Chris et Pascale 59 ans toutes les deux, anthropologues urbaines, unies le 19 octobre 2013 à Paris

«On a le souvenir d'une cérémonie à la fois extrêmement festive et intense. On est des activistes, donc elle mêlait forcément un peu de nos engagements politiques, militants et amicaux. C'était aussi un vrai mariage d'amour : beaucoup de proches sont venus témoigner leur soutien. Quand nous sommes entrées dans la salle des mariages de la mairie, Pascale a levé le poing en signe de victoire tout en entonnant un grand "yahouu". Enfin, on y était, après avoir beaucoup manifesté jusqu'au bout et sans trop croire que ce jour arriverait.

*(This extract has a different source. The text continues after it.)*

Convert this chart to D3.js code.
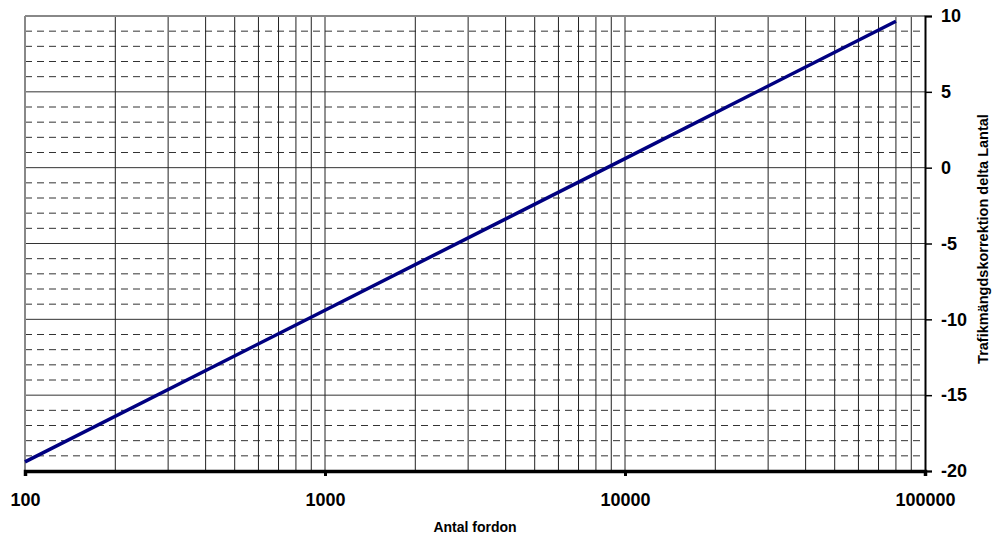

«On était aussi chacune au bras d'un des fils de Pascale et sa fille était là aussi, rayonnante et enceinte. C'était assez fort d'arriver ensemble avec nos gamins mais aussi nos cousins. A la sortie, toutes les copines de la Barbe se sont mises à faire une haie d'honneur : on a alors descendu les escaliers de la mairie entourées de barbues avant de jeter du riz de toutes les couleurs que l'on avait fabriqué nous-mêmes. Comme on a été mariées par une élue du XXe que l'on connaît bien, on se sentait vraiment en famille. Pour beaucoup d'amies lesbiennes, on a par ailleurs été les premières à se marier, c'est pour cela qu'il y avait sûrement cette intensité dans la salle. Parfois, on se dit qu'on a envie de revivre ce moment-là à nouveau.»